You can pick up a copy at iTunes.

Tuesday, July 03, 2012

Two for Tuesday, 7/3/12

Michael Carpenter-S.O.O.P. #5. Michael Carpenter concludes his 5-disc covers project with a twist - it's a duets album. This development jolts some life into the series, and features contributions from fellow power poppers such as Marty Rudnick, James Cooper and Chris Murphy. Although its stumbles out of the gate with "Where the Bands Are" (Carpenter strains to replicate Bruce Springsteen's gruff vocals), high points abound: Rudnick's Roger McGuinn-like vocals make The Byrds' "She Don't Care About Time" a treat, Dominique English guests to fine effect on Fleetwood Mac's "I Don't Wanna Know" and Carpenter & Cooper team up on what could almost be called a bubblegum version of George Harrison's "Awaiting on You All". The combination of covering deep album tracks for the most part ("Wouldn't it Be Nice" and "Already Gone" being the exceptions) and the duets elevate this one to more than a karaoke exercise and close the project on a high note.
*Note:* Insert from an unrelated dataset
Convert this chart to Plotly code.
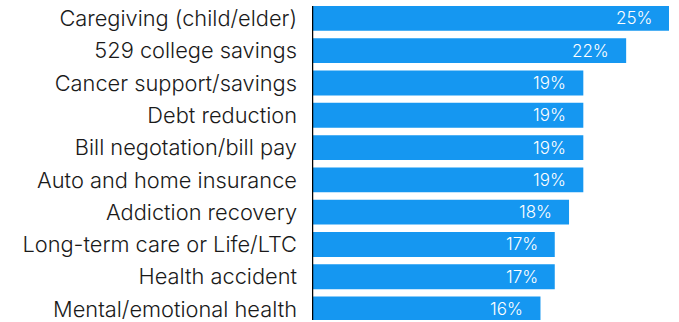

But now here's hoping his next release is original material.

Bandcamp | iTunes

Dave Birk-Speed Queen Mystery Date. Fountains of Wayne fans, this is the record to tide you over until Chris Collingwood and Adam Schlesigner put out a new one. Minneapolis' Dave Birk captures the essence of FoW, from their high-gloss power pop to their suburban smart aleck worldview. It's an influence Birk does nothing to hide - the title of the opening track, "Hey Jody", recalls FoW's "Hey Julie"; "All Things Retro" borrows its melody wholesale from Utopia Parkway's "It Must Be Summer", and the title track tells a detailed story of a possible relationship between young urbanites. Plus there's "Country Music 101", a primer on writing country music that threads the needle between mocking the genre and celebrating it. So while Birk hasn't reinvented the power pop wheel here, I have to say I enjoyed Speed Queen Mystery Date more than any FoW album since Welcome Interstate Managers and there's some real talent at work here.